The ZEW survey asks 300 financial experts for their opinions on questions relating to the markets and economy. Participants are asked about the current situation as well as their six-months expectations concerning the economy, inflation, interest rates, stock markets and exchange rates. The expectations index has been below its long term average of 21.4 for years now and has sat in negative territory since April 2018, just before the White House began firing tariff announcements in the direction of China.
"If genuine economic data start to confirm the message from markets and financial analysts, we can usually be reasonably confident that better times are ahead again. We detect first signs that this is happening. The economic data is no longer surprising to the downside. Business expectations are – albeit at low levels – stabilising and factory orders are coming in less badly," says Florian Hense, an economist at Berenberg. "If economic policy uncertainty lessens further, the downturn in global industrial production could peter out."
Above: Berenberg graph showing correlation of industrial production with policy uncertainty.
Markets are waiting to hear if Germany's economy fell into recession in the third quarter, with GDP data due out at 07:00 Thursday, although there have been repeated signs of late that a recovery could already be in the pipeline for the first half of 2020. September's industrial production numbers released last week suggested not only that the German economy may have dodged a proverbial bullet but also that a recovery in factory output could be in store for next year.
Those industrial figures came after factory order data also revealed a sharp pickup in new work that month, which is positive for the broader Eurozone outlook because Germany's large economy is a bellwether for the overall bloc.
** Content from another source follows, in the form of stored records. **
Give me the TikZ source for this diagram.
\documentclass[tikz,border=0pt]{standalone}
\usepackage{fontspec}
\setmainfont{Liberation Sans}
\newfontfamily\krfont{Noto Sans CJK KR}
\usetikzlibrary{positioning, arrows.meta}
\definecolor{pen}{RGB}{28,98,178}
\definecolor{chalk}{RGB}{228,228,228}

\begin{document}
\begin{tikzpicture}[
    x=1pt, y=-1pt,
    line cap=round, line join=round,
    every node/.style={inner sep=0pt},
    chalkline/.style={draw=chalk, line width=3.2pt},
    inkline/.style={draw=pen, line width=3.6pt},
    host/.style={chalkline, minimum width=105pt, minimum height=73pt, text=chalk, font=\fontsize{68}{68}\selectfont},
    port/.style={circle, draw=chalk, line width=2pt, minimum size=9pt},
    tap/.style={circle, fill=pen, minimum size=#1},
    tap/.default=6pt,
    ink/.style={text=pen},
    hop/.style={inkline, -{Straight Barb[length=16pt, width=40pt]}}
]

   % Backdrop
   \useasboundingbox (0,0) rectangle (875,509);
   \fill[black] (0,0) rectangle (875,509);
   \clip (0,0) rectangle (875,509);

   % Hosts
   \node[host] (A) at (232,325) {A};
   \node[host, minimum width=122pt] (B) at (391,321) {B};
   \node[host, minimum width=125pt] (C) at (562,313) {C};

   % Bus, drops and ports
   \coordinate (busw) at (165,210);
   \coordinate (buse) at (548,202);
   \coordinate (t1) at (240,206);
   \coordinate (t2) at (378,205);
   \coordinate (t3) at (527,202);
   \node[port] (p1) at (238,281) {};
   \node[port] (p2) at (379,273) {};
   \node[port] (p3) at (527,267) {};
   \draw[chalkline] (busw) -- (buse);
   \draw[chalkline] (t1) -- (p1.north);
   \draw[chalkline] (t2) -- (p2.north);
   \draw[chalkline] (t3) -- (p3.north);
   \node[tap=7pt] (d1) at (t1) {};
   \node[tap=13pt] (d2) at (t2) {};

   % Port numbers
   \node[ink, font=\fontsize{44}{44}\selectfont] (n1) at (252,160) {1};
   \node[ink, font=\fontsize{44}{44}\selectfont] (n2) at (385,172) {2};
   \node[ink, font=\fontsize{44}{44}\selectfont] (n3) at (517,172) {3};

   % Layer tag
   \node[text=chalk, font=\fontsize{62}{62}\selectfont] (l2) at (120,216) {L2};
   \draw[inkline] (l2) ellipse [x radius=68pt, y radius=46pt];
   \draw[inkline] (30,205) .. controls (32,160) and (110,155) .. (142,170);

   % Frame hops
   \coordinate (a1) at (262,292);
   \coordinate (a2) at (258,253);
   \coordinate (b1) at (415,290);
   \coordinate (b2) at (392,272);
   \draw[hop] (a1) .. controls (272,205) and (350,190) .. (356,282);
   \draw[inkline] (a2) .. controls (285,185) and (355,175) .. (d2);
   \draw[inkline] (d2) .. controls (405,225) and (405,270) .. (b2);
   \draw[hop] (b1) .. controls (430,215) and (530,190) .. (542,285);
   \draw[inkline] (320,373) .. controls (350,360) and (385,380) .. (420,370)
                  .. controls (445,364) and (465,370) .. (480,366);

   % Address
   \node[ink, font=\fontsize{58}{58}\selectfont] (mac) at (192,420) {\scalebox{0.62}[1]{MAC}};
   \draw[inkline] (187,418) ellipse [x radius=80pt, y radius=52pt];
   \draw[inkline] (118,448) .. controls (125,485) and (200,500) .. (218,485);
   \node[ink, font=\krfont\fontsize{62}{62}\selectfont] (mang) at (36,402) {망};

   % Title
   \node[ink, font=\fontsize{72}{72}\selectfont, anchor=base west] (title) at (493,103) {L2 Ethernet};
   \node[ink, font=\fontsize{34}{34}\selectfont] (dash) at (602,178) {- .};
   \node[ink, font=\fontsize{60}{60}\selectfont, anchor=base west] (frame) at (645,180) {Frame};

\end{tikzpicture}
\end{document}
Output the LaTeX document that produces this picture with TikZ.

However, Europe's economic outlook has been soothed in recent weeks by hopes of a 'phase one deal' that at least temporarily ends the U.S.-China trade war as well as an agreement averting a 'no deal' Brexit.
And if Trump announces a second delay of his decision on car tariffs then markets could become more optimistic about the outlook for the single currency.
"While expectation of economic growth was better than expected and well off the summer lows. EURUSD still seems to have Abovelined up above 1.1040, so the initial fast-money buying on the better growth expectations evaporated quickly. The pair has good support at 1.1015, and with UST yields on the back foot, there could be a pause in dollar strength. I am slightly biased to be long here," says Thomas Laubscher, a spot FX trader at UBS.
Above: Euro-to-Dollar rate shown at daily intervals.
The Euro entered the Tuesday session on the back foot after being weighed down at the opening of the new week by a recovery in U.S. bond yields, which have risen in response to optimism about the prospect of further tariff conflict with China being averted. Those yields were still buoying a resilient Dollar and weighing on the Euro-to-Dollar rate after the ZEW survey but UBS' Laubscher is sceptical that they'll be able to lift the greenback much more.
Europe's single currency has been in retreat for almost a fortnight now after failing several times to overcome a key resistance barrier on the charts, located around the 1.1180 level, earlier in November. And now technical analysts studying trends and momentum on the charts are becoming more cautious in their outlook for the Euro.
"The market has an uphill battle to stabilise and recover. It has now failed for the past 4 weeks at the 1.1180 level, and near term rallies will need to regain 1.1100 in order to trigger a retest of 1.1180," says Karen Jones, head of technical analysis at Commerzbank. "The move lower has neutralised the chart– it is unclear if the market will recover from here to the 200 day ma at 1.1186 and the top of the channel at 1.1269 (however this is slightly favoured as we suspect the slide lower was just an ‘a-b-c’ correction). Or if we will see one more final leg down to the base of the channel at 1.0865 and the 1.0814 Fibo retracement before a sustained recovery is seen."